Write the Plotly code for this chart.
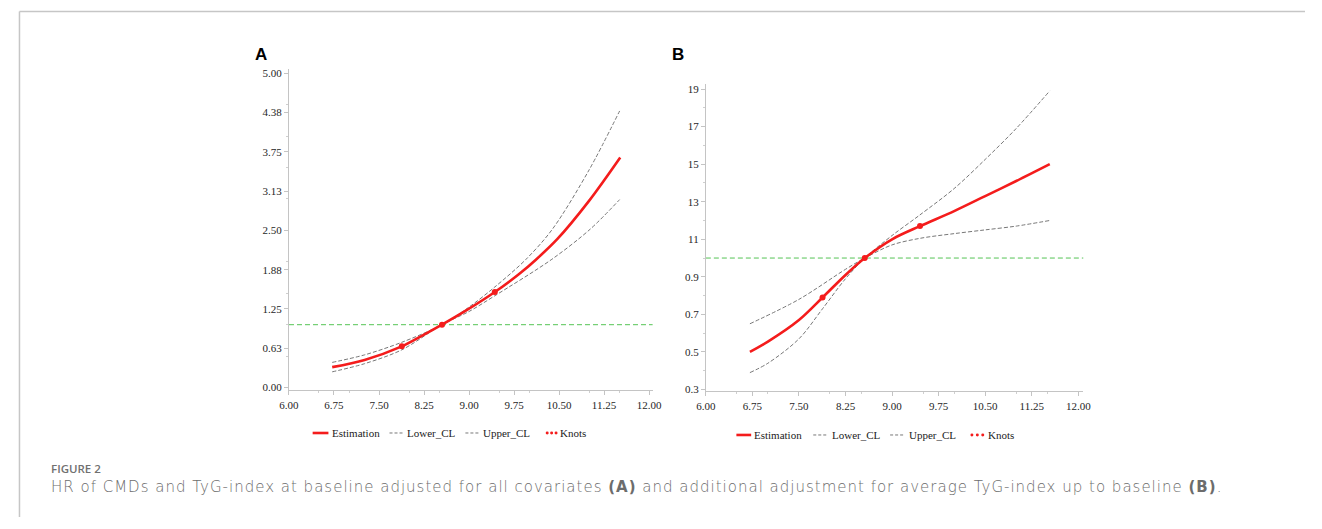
import plotly.graph_objects as go

# ---------------- Data ----------------
# Panel A  (x = TyG-index, y = HR)
a_est_x = [6.72, 7.26, 7.88, 8.19, 8.55, 8.96, 9.43, 9.84, 10.11, 10.47, 11.00, 11.52]
a_est_y = [0.325, 0.44, 0.655, 0.81, 1.00, 1.23, 1.52, 1.81, 2.03, 2.36, 2.97, 3.66]
a_up_x = [6.72, 7.26, 7.88, 8.55, 9.00, 9.43, 9.95, 10.39, 11.00, 11.51]
a_up_y = [0.40, 0.52, 0.72, 1.00, 1.28, 1.60, 2.04, 2.52, 3.46, 4.40]
a_lo_x = [6.72, 7.26, 7.88, 8.55, 9.00, 9.43, 10.38, 11.02, 11.51]
a_lo_y = [0.25, 0.38, 0.60, 1.00, 1.21, 1.46, 2.04, 2.52, 2.99]
a_knot_x = [7.88, 8.55, 9.43]
a_knot_y = [0.655, 1.00, 1.52]

# Panel B
b_est_x = [6.71, 7.00, 7.50, 7.88, 8.25, 8.56, 9.00, 9.45, 10.00, 10.50, 11.00, 11.54]
b_est_y = [0.50, 0.555, 0.67, 0.79, 0.91, 1.00, 1.10, 1.17, 1.25, 1.33, 1.41, 1.50]
b_lo_x = [6.71, 7.50, 8.25, 8.56, 9.00, 9.45, 10.00, 10.50, 11.00, 11.54]
b_lo_y = [0.65, 0.78, 0.94, 1.00, 1.07, 1.105, 1.13, 1.15, 1.17, 1.20]
b_up_x = [6.71, 7.00, 7.50, 7.88, 8.25, 8.56, 9.00, 9.45, 10.00, 10.50, 11.00, 11.54]
b_up_y = [0.39, 0.44, 0.57, 0.73, 0.89, 1.00, 1.12, 1.23, 1.37, 1.525, 1.69, 1.89]
b_knot_x = [7.88, 8.56, 9.45]
b_knot_y = [0.79, 1.00, 1.17]

ref_hr = 1.0

x_ticks = [6.00, 6.75, 7.50, 8.25, 9.00, 9.75, 10.50, 11.25, 12.00]
x_tick_text = ["6.00", "6.75", "7.50", "8.25", "9.00", "9.75", "10.50", "11.25", "12.00"]
a_y_ticks = [0.0, 0.625, 1.25, 1.875, 2.5, 3.125, 3.75, 4.375, 5.0]
a_y_text = ["0.00", "0.63", "1.25", "1.88", "2.50", "3.13", "3.75", "4.38", "5.00"]
b_y_ticks = [0.3, 0.5, 0.7, 0.9, 1.1, 1.3, 1.5, 1.7, 1.9]
b_y_text = ["0.3", "0.5", "0.7", "0.9", "11", "13", "15", "17", "19"]

legend_names = ["Estimation", "Lower_CL", "Upper_CL", "Knots"]
caption_head = "FIGURE 2"
caption_text = ("HR of CMDs and TyG-index at baseline adjusted for all covariates <b>(A)</b> "
                "and additional adjustment for average TyG-index up to baseline <b>(B)</b>.")

# ---------------- Geometry helpers (page pixels -> paper) ----------------
OFF = 8                      # default body margin of the page
W, H = 1322 - 2 * OFF, 529 - 2 * OFF


def px(X):
    return (X - OFF) / W


def py(Y):
    return 1 - (Y - OFF) / H


# ---------------- Styles ----------------
RED = "#f41c1c"
GRAY = "#777777"
GREEN = "#55c455"
SERIF = "Liberation Serif"
SMOOTH = 0.9

fig = go.Figure()


def add_panel(xa, ya, est_x, est_y, lo_x, lo_y, up_x, up_y, kx, ky):
    fig.add_trace(go.Scatter(x=lo_x, y=lo_y, mode="lines", name="Lower_CL",
                             line=dict(color=GRAY, width=1, dash="4px,2px", shape="spline", smoothing=SMOOTH),
                             xaxis=xa, yaxis=ya, showlegend=False))
    fig.add_trace(go.Scatter(x=up_x, y=up_y, mode="lines", name="Upper_CL",
                             line=dict(color=GRAY, width=1, dash="4px,2px", shape="spline", smoothing=SMOOTH),
                             xaxis=xa, yaxis=ya, showlegend=False))
    fig.add_trace(go.Scatter(x=est_x, y=est_y, mode="lines", name="Estimation",
                             line=dict(color=RED, width=2.6, shape="spline", smoothing=SMOOTH),
                             xaxis=xa, yaxis=ya, showlegend=False))
    fig.add_trace(go.Scatter(x=kx, y=ky, mode="markers", name="Knots",
                             marker=dict(color=RED, size=6),
                             xaxis=xa, yaxis=ya, showlegend=False))


add_panel("x", "y", a_est_x, a_est_y, a_lo_x, a_lo_y, a_up_x, a_up_y, a_knot_x, a_knot_y)
add_panel("x2", "y2", b_est_x, b_est_y, b_lo_x, b_lo_y, b_up_x, b_up_y, b_knot_x, b_knot_y)

axis_common = dict(
    showgrid=False, zeroline=False, showline=True, linecolor="#c4c4c4", linewidth=1,
    ticks="outside", ticklen=4, tickcolor="#c4c4c4", tickwidth=1,
    tickfont=dict(family=SERIF, size=11, color="#262626"),
    minor=dict(ticks="outside", ticklen=2, tickcolor="#cfcfcf", nticks=5),
)

fig.update_layout(
    width=W, height=H,
    margin=dict(l=0, r=0, t=0, b=0),
    paper_bgcolor="white", plot_bgcolor="white",
    showlegend=False,
    xaxis=dict(domain=[px(283), px(652)], range=[6.0, 12.06], anchor="y",
               tickvals=x_ticks, ticktext=x_tick_text, **axis_common),
    yaxis=dict(domain=[py(393), py(68)], range=[-0.047, 5.063], anchor="x",
               tickvals=a_y_ticks, ticktext=a_y_text, **axis_common),
    xaxis2=dict(domain=[px(706), px(1089)], range=[6.0, 12.08], anchor="y2",
                tickvals=x_ticks, ticktext=x_tick_text, **axis_common),
    yaxis2=dict(domain=[py(394), py(83)], range=[0.2895, 1.926], anchor="x2",
                tickvals=b_y_ticks, ticktext=b_y_text, **axis_common),
)

# reference lines at HR = 1
for xr, yr in (("x domain", "y"), ("x2 domain", "y2")):
    fig.add_shape(type="line", xref=xr, yref=yr, x0=0, x1=1, y0=ref_hr, y1=ref_hr,
                  line=dict(color=GREEN, width=1, dash="5px,3px"), layer="below")

# frame lines (page border)
fig.add_shape(type="line", xref="paper", yref="paper", x0=px(9.5), x1=1, y0=py(9.5), y1=py(9.5),
              line=dict(color="#c6c6c6", width=1.5))
fig.add_shape(type="line", xref="paper", yref="paper", x0=px(9.5), x1=px(9.5), y0=0, y1=py(9.5),
              line=dict(color="#c6c6c6", width=1.5))


# ---------------- manual legends (SAS style, compact) ----------------
def add_legend(y, est_seg, lo_seg, up_seg, knot_seg, text_x):
    yy = py(y)
    fig.add_shape(type="line", xref="paper", yref="paper", x0=px(est_seg[0]), x1=px(est_seg[1]),
                  y0=yy, y1=yy, line=dict(color=RED, width=2.6))
    for seg in (lo_seg, up_seg):
        fig.add_shape(type="line", xref="paper", yref="paper", x0=px(seg[0]), x1=px(seg[1]),
                      y0=yy, y1=yy, line=dict(color=GRAY, width=1, dash="3px,2px"))
    n = 3
    step = (knot_seg[1] - knot_seg[0]) / (n - 1)
    r = 1.5
    for i in range(n):
        cx = knot_seg[0] + i * step
        fig.add_shape(type="circle", xref="paper", yref="paper",
                      x0=px(cx - r), x1=px(cx + r), y0=py(y + r), y1=py(y - r),
                      line=dict(width=0), fillcolor=RED)
    for name, tx in zip(legend_names, text_x):
        fig.add_annotation(text=name, xref="paper", yref="paper", x=px(tx), y=yy,
                           xanchor="left", yanchor="middle", showarrow=False,
                           font=dict(family=SERIF, size=11, color="#222222"))


add_legend(436, (307, 323), (385, 400), (462, 477), (545, 554), (325, 401, 478, 556))
add_legend(438, (737, 752), (815, 830), (893, 908), (976, 987), (753, 832, 910, 990))

# panel letters
for letter, X in (("A", 246), ("B", 670)):
    fig.add_annotation(text="<b>%s</b>" % letter, xref="paper", yref="paper", x=px(X), y=py(53),
                       xanchor="left", yanchor="middle", showarrow=False,
                       font=dict(family="Liberation Sans", size=17, color="black"))

# caption
fig.add_annotation(text=caption_head, xref="paper", yref="paper", x=px(39), y=py(472),
                   xanchor="left", yanchor="middle", showarrow=False,
                   font=dict(family="Open Sans", size=11.5, color="#707070", weight=600))
fig.add_annotation(text='<span style="letter-spacing:1.0px">' + caption_text + "</span>",
                   xref="paper", yref="paper", x=px(39), y=py(491),
                   xanchor="left", yanchor="middle", showarrow=False,
                   font=dict(family="DejaVu Sans", size=15, color="#6c6c6c", weight=300))

fig.write_html("out.html")
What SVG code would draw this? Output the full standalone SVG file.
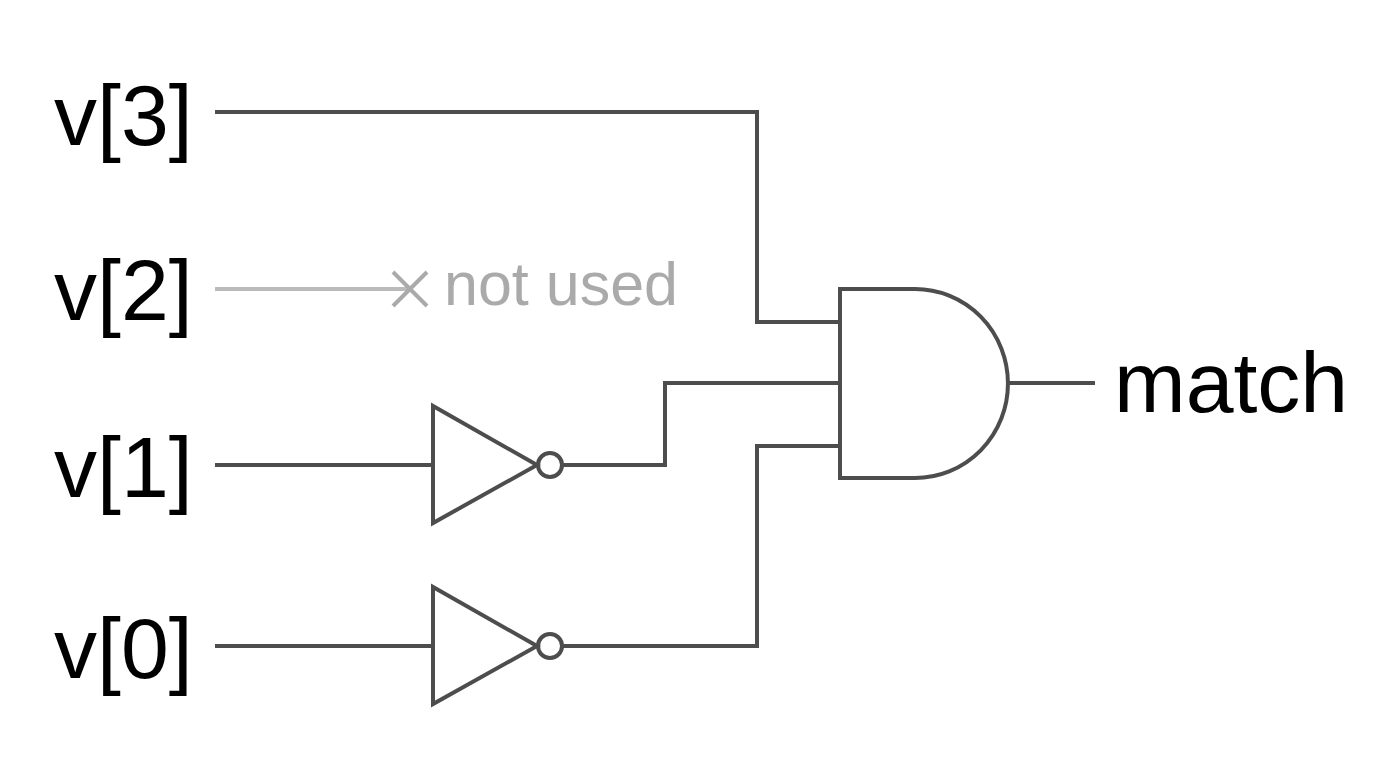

▸ **WRITTEN EXERCISE**:
Every line that holds the word "code" should be extracted.

▸ **TASK ANSWER**:
Write the Plotly code for this chart.
What SVG code would draw this? Output the full standalone SVG file.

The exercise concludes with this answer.